Cajita:

The archival material chosen by the interviewee, my older sister, is the electronic dictionary. The electronic dictionary is an old device that has a keypad and screen specifically meant to look up English words for their definition. This oral history project deliberately honors my sister’s struggle with her language barrier back when she was an immigrant before naturalization, her gratitude for our grandma for this act of kindness, and her own strength and individuality to overcome her language barrier to assimilate to America by learning English. The interview is intentionally in English, so her full experience can be significantly understood with nothing lost in translation. In addition, my sister preferred to display that her English abilities are indeed fluent as a result of her growth and development in fluency and literacy in English. I used the guiding questions that were the most engaging to establish a path for the interview that my sister could be able to tell and elaborate on.

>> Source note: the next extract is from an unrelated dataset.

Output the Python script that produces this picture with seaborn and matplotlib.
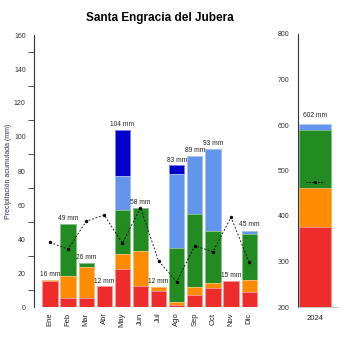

It is not very typical in our family dynamic to have deep and emotionally driven conversations, so this conversation was very mind-opening of her experience with language and acculturation in the US; which holds similarity to the experience of other first generation Americans that came here as immigrants. I myself was born an American citizen, so English was very easy for me to adopt as a language compared to my older sister. I became more aware of the hardships of having a language barrier and adjusting to US society that I did not experience. This intimate interview was felt slightly out of place for me, but me and my sister were able to get over that hurdle, despite that a conversation like this would not have come naturally. I really understood every nuance and difficulty that my older sister had to go through in order to pave the way for herself and my family simultaneously. I was not surprised at the amount of mental baggage she had and how dissonant it is from my life. Still, I had an interest in her life because it is different from mine. I want people to be able to understand this bilingual experience and I hope I represented the experience of bilingual people well in this conversation because I think the difficulties of the bilingual experience aren’t seen.